STATED PROBLEM:
Repeat exactly what appears from the opening line of the listing to the line with "shapes = []", inclusive.
----- DATASET SECTION -----
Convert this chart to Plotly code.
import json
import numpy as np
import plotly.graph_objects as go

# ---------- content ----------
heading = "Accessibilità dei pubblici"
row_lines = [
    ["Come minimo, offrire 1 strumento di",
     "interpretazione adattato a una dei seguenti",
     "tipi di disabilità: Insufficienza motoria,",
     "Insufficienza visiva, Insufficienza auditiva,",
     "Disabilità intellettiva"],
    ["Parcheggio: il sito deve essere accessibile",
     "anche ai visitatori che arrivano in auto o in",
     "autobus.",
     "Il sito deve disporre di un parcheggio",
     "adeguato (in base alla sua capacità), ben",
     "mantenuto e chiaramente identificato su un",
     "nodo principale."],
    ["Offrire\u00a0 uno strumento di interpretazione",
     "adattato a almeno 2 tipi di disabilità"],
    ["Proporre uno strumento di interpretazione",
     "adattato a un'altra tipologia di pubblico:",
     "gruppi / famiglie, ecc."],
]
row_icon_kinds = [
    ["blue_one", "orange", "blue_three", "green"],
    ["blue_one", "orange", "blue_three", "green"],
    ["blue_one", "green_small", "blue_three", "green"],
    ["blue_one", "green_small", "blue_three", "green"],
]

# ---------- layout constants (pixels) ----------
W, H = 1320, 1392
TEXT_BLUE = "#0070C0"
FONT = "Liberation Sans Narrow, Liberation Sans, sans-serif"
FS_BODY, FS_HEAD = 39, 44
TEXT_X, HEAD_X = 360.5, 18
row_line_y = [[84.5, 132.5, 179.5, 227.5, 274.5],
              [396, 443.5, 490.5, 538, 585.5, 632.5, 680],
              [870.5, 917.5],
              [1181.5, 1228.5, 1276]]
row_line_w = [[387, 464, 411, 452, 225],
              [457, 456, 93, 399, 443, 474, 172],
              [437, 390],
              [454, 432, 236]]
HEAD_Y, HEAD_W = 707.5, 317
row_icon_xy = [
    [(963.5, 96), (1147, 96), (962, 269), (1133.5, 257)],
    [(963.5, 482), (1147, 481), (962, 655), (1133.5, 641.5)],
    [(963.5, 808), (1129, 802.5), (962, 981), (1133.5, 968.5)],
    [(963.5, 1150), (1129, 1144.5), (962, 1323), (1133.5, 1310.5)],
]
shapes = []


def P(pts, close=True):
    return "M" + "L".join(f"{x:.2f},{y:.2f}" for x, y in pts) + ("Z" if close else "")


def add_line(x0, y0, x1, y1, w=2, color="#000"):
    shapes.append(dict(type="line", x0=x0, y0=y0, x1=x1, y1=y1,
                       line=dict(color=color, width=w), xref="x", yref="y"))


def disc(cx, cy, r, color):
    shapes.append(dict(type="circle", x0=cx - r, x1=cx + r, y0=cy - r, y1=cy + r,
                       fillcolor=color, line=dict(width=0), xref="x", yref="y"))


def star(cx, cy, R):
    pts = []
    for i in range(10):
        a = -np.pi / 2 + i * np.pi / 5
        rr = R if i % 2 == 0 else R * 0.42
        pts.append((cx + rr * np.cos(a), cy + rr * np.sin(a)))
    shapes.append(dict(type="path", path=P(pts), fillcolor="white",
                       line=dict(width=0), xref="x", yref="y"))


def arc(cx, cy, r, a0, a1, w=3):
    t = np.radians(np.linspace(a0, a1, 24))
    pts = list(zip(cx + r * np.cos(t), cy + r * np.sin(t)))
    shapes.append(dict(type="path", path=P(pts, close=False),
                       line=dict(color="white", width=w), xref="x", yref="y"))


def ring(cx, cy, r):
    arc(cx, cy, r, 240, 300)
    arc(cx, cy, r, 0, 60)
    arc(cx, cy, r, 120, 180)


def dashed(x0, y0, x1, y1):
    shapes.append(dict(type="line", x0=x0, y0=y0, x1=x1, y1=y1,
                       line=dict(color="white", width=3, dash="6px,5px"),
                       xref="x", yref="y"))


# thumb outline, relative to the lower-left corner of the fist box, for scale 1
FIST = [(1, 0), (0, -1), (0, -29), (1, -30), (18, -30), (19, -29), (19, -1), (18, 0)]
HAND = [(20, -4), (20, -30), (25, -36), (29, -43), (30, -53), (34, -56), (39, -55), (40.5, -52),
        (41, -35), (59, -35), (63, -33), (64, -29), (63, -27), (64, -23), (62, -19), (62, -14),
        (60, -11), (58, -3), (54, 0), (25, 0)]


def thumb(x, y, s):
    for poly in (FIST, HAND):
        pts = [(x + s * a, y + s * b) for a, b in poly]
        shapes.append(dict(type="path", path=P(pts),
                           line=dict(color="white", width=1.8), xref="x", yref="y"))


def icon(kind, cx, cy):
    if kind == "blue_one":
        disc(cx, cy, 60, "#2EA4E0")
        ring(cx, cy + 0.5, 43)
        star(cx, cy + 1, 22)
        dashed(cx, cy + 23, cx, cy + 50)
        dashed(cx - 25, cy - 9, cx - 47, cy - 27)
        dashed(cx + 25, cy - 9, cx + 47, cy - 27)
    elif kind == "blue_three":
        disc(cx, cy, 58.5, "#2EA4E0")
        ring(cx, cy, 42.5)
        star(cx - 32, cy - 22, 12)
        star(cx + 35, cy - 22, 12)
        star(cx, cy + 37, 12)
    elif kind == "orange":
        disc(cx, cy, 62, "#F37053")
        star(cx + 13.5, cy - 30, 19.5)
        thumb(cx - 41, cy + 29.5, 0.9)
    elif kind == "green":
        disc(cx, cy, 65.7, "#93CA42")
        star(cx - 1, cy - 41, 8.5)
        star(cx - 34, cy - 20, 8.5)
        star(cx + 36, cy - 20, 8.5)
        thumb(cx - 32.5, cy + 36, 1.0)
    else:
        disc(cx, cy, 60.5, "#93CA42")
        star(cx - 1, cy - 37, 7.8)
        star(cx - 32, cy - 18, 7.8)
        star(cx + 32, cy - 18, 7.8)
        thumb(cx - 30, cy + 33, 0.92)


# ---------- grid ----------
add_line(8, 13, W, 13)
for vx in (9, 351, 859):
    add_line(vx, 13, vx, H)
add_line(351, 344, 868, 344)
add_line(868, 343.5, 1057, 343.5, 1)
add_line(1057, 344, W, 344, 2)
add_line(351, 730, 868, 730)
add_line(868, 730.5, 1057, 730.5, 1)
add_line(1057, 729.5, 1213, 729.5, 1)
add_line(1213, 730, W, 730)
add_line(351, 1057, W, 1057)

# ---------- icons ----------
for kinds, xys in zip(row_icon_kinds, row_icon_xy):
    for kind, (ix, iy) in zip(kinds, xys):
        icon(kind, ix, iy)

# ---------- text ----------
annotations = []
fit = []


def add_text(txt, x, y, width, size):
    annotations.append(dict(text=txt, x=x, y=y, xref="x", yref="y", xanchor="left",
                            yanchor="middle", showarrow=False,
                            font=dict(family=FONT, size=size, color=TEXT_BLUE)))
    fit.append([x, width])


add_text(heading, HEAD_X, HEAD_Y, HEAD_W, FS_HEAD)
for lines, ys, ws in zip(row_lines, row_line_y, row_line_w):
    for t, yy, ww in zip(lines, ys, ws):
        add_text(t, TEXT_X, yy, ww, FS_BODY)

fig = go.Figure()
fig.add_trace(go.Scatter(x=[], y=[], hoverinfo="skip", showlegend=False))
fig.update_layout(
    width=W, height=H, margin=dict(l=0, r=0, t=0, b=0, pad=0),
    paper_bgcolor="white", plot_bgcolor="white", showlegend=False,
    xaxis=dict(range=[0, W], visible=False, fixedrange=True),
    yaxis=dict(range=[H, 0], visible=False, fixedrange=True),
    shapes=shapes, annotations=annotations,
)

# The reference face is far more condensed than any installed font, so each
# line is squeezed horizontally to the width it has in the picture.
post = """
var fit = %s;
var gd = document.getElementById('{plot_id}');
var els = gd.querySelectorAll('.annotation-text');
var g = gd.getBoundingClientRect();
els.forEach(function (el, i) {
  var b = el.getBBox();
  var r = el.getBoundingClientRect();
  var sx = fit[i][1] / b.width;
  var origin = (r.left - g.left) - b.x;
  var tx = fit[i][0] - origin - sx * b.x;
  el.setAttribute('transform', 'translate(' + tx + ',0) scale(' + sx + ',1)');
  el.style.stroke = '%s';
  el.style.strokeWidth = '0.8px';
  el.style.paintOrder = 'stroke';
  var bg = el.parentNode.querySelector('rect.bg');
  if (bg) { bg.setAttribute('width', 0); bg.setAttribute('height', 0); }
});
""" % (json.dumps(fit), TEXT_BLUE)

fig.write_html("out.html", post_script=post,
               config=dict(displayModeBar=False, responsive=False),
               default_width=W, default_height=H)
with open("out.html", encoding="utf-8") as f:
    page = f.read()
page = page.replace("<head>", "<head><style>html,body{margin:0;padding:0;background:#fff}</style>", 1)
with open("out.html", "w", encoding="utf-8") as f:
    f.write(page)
-----
TASK OUTPUT:
Convert this chart to Plotly code.
import json
import numpy as np
import plotly.graph_objects as go

# ---------- content ----------
heading = "Accessibilità dei pubblici"
row_lines = [
    ["Come minimo, offrire 1 strumento di",
     "interpretazione adattato a una dei seguenti",
     "tipi di disabilità: Insufficienza motoria,",
     "Insufficienza visiva, Insufficienza auditiva,",
     "Disabilità intellettiva"],
    ["Parcheggio: il sito deve essere accessibile",
     "anche ai visitatori che arrivano in auto o in",
     "autobus.",
     "Il sito deve disporre di un parcheggio",
     "adeguato (in base alla sua capacità), ben",
     "mantenuto e chiaramente identificato su un",
     "nodo principale."],
    ["Offrire\u00a0 uno strumento di interpretazione",
     "adattato a almeno 2 tipi di disabilità"],
    ["Proporre uno strumento di interpretazione",
     "adattato a un'altra tipologia di pubblico:",
     "gruppi / famiglie, ecc."],
]
row_icon_kinds = [
    ["blue_one", "orange", "blue_three", "green"],
    ["blue_one", "orange", "blue_three", "green"],
    ["blue_one", "green_small", "blue_three", "green"],
    ["blue_one", "green_small", "blue_three", "green"],
]

# ---------- layout constants (pixels) ----------
W, H = 1320, 1392
TEXT_BLUE = "#0070C0"
FONT = "Liberation Sans Narrow, Liberation Sans, sans-serif"
FS_BODY, FS_HEAD = 39, 44
TEXT_X, HEAD_X = 360.5, 18
row_line_y = [[84.5, 132.5, 179.5, 227.5, 274.5],
              [396, 443.5, 490.5, 538, 585.5, 632.5, 680],
              [870.5, 917.5],
              [1181.5, 1228.5, 1276]]
row_line_w = [[387, 464, 411, 452, 225],
              [457, 456, 93, 399, 443, 474, 172],
              [437, 390],
              [454, 432, 236]]
HEAD_Y, HEAD_W = 707.5, 317
row_icon_xy = [
    [(963.5, 96), (1147, 96), (962, 269), (1133.5, 257)],
    [(963.5, 482), (1147, 481), (962, 655), (1133.5, 641.5)],
    [(963.5, 808), (1129, 802.5), (962, 981), (1133.5, 968.5)],
    [(963.5, 1150), (1129, 1144.5), (962, 1323), (1133.5, 1310.5)],
]
shapes = []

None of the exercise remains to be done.